Big Brother For The People: India's CCTV Strategy For Cracking Down On Police Abuse

"There is nothing fashionable about installing so many cameras in and outside one’s house," says a lawyer from a Muslim community. And yet, doing this has helped members of the community prove unfair police action against them.

A woman is walking in the distance while a person holds a military-style gun close up

Survellance and tight security at the Lal Chowk area in Srinagar, Jammu and Kashmir, India on October 4, 2022

Sukanya Shantha

MUMBAI — When sleuths of the National Investigating Agency suddenly descended on human rights defender and school teacher Abdul Wahid Shaikh’s house on October 11, he knew exactly what he needed to do next.

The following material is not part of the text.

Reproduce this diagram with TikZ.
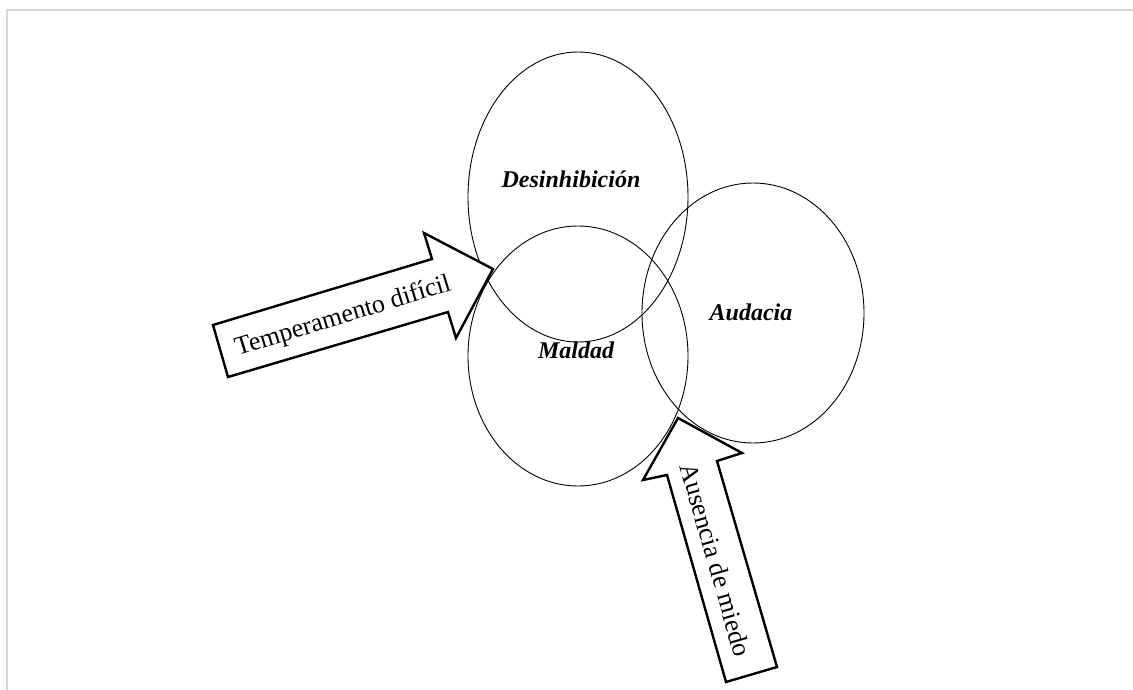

He had been monitoring the three CCTVs that are installed on the front and the rear of his house — a chawl in Vikhroli, a densely populated area in suburban Mumbai. The cameras told him that a group of men and women — some dressed in Mumbai police’s uniform and a few in civil clothes — had converged outside his house. Some of them were armed and few others with batons were aggressively banging at the door asking him to immediately let them in.

This was not the first time that the police had landed at his place at 5 am.

When the policemen discovered the CCTV cameras outside his house, they began hitting it with their batons, destroying one of them mounted right over the door. This action was captured by the adjacent CCTV camera. Shaikh, holed up in his house with his wife and two children, kept pleading with the police to stop destroying his property and simply show them an official notice.